▸ Given instruction
Take the lines from the head of the listing through the one bearing "babcock_v = [203, 289, 272, 375]" and copy them exactly, leaving every picture out.

··· Data extract

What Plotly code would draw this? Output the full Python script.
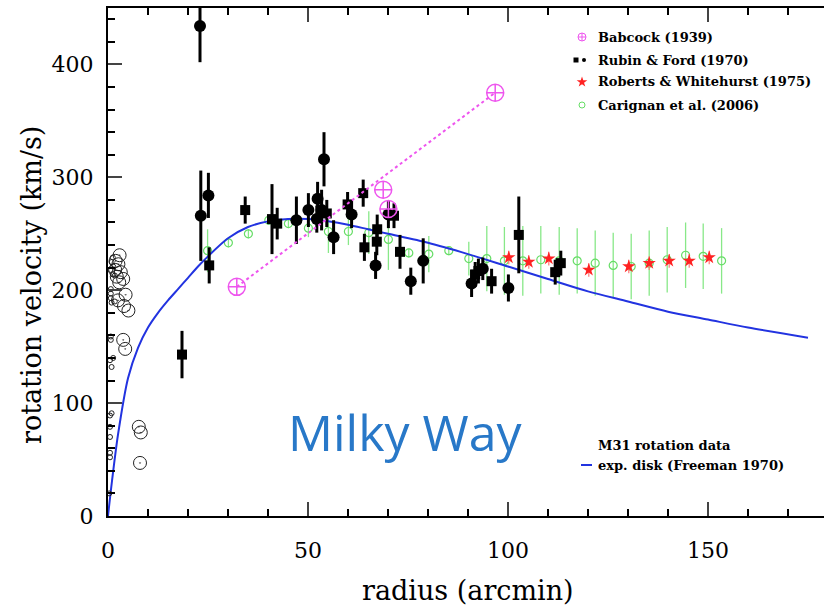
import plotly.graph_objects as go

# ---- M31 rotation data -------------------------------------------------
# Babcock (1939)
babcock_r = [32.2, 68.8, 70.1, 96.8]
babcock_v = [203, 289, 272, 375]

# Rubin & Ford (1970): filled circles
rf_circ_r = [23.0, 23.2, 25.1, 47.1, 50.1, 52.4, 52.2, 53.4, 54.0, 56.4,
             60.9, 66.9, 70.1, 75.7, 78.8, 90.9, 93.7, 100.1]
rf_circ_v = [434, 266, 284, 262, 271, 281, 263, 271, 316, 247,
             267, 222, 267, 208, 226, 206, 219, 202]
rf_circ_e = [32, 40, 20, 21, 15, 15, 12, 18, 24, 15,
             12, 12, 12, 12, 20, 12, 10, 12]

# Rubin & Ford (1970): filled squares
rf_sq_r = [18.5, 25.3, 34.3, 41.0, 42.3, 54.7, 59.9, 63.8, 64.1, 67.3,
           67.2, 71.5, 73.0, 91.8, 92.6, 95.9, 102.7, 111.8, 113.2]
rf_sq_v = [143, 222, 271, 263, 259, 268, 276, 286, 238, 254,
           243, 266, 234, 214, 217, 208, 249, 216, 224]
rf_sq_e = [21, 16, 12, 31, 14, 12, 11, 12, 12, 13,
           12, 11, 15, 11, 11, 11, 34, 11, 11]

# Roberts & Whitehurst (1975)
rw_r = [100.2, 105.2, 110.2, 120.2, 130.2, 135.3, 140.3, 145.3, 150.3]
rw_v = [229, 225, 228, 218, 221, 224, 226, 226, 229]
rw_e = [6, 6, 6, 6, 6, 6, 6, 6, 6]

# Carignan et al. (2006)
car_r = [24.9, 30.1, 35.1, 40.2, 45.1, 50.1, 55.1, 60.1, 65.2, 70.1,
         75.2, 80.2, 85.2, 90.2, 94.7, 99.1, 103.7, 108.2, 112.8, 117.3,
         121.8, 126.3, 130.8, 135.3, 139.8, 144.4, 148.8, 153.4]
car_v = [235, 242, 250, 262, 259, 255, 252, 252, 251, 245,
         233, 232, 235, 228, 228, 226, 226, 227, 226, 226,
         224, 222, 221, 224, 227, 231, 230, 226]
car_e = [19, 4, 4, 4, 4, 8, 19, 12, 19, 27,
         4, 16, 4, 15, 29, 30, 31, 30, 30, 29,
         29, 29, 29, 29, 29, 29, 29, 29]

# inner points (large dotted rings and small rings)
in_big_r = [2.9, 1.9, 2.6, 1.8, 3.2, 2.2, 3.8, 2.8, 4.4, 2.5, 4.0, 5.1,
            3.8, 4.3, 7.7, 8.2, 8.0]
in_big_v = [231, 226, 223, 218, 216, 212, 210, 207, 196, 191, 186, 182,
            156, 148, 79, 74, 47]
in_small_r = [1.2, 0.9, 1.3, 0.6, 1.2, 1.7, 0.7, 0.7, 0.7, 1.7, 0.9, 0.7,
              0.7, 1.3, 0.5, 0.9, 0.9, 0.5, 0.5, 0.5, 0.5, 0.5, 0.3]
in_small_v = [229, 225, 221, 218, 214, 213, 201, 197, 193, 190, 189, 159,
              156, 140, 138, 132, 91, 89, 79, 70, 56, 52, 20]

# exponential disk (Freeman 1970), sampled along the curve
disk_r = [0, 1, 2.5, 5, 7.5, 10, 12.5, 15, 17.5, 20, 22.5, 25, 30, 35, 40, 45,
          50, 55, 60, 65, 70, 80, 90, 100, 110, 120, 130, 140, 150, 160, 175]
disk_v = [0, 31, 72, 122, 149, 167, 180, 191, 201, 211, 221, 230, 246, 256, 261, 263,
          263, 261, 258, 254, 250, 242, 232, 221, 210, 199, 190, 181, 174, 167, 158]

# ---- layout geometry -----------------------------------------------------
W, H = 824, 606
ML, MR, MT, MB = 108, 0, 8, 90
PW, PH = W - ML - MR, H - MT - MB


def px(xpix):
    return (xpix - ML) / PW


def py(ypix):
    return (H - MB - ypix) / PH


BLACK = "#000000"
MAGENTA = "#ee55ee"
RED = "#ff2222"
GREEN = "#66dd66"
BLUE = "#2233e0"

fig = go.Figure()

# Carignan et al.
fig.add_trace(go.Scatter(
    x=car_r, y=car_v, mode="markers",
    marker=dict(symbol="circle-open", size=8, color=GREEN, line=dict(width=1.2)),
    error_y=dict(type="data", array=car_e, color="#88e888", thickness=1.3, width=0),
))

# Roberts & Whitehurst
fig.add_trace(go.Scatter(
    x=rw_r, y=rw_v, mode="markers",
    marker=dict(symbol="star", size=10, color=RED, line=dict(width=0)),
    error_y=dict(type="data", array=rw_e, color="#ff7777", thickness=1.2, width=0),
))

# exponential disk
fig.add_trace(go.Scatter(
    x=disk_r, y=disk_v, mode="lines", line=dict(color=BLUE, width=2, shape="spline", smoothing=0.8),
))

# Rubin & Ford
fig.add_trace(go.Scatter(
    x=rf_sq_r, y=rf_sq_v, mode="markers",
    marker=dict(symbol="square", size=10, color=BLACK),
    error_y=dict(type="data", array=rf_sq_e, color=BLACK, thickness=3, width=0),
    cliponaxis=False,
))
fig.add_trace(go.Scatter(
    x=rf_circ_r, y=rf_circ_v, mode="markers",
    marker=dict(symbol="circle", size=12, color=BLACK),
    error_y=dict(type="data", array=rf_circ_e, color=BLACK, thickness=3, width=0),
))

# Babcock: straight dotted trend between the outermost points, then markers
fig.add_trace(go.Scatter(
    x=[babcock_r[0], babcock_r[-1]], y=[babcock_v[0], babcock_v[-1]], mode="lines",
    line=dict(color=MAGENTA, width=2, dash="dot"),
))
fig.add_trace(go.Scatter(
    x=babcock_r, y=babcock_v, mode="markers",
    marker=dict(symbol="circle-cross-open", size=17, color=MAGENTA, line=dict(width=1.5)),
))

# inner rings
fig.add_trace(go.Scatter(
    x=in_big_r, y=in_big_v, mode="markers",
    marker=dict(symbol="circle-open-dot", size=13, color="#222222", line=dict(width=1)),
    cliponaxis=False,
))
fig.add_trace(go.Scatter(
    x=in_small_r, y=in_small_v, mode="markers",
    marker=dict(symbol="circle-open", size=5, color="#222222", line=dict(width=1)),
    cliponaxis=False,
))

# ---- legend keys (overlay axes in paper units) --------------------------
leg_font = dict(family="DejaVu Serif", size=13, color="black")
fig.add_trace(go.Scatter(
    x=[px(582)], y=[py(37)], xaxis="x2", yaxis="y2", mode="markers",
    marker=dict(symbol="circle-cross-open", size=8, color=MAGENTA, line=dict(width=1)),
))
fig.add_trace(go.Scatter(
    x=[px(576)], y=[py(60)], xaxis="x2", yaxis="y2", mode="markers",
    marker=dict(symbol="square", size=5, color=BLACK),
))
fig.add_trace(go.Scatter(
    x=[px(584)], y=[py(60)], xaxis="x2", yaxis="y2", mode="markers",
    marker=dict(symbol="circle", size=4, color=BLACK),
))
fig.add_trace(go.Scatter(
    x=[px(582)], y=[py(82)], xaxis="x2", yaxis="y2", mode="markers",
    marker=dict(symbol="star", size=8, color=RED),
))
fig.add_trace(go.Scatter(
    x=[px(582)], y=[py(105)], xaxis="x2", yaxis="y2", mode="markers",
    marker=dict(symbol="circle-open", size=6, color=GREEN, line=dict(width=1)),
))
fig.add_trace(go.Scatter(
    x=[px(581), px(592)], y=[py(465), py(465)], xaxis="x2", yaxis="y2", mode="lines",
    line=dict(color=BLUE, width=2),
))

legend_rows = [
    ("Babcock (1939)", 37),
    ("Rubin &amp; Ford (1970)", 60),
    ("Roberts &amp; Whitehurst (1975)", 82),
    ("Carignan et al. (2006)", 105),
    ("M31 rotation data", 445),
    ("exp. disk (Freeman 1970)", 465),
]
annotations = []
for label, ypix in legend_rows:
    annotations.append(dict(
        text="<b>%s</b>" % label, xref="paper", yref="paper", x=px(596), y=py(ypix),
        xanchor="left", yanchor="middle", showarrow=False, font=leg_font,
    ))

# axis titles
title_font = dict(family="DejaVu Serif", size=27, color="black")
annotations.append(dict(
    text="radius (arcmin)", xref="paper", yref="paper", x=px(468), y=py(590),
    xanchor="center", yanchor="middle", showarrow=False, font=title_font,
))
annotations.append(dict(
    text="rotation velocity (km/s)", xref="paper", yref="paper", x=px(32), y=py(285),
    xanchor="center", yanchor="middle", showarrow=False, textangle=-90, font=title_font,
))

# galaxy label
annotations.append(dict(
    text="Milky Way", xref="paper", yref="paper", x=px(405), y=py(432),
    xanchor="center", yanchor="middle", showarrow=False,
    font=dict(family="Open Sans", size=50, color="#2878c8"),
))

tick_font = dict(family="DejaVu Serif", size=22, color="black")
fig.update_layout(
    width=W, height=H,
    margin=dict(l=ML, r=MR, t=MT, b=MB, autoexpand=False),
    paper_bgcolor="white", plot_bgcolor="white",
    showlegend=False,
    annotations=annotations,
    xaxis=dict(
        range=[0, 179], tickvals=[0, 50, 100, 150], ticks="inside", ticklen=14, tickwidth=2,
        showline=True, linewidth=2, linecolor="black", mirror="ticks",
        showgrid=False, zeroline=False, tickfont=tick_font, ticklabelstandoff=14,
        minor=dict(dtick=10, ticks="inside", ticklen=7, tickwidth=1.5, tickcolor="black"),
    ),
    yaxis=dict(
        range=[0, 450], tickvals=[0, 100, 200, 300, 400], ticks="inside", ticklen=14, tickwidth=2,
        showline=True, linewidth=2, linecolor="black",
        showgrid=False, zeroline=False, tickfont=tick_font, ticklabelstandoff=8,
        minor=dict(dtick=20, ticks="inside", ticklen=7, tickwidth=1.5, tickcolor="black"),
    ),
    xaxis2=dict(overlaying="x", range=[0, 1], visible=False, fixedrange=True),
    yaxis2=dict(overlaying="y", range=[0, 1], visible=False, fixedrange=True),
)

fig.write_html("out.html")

······

▸ Correct result
What Plotly code would draw this? Output the full Python script.
import plotly.graph_objects as go

# ---- M31 rotation data -------------------------------------------------
# Babcock (1939)
babcock_r = [32.2, 68.8, 70.1, 96.8]
babcock_v = [203, 289, 272, 375]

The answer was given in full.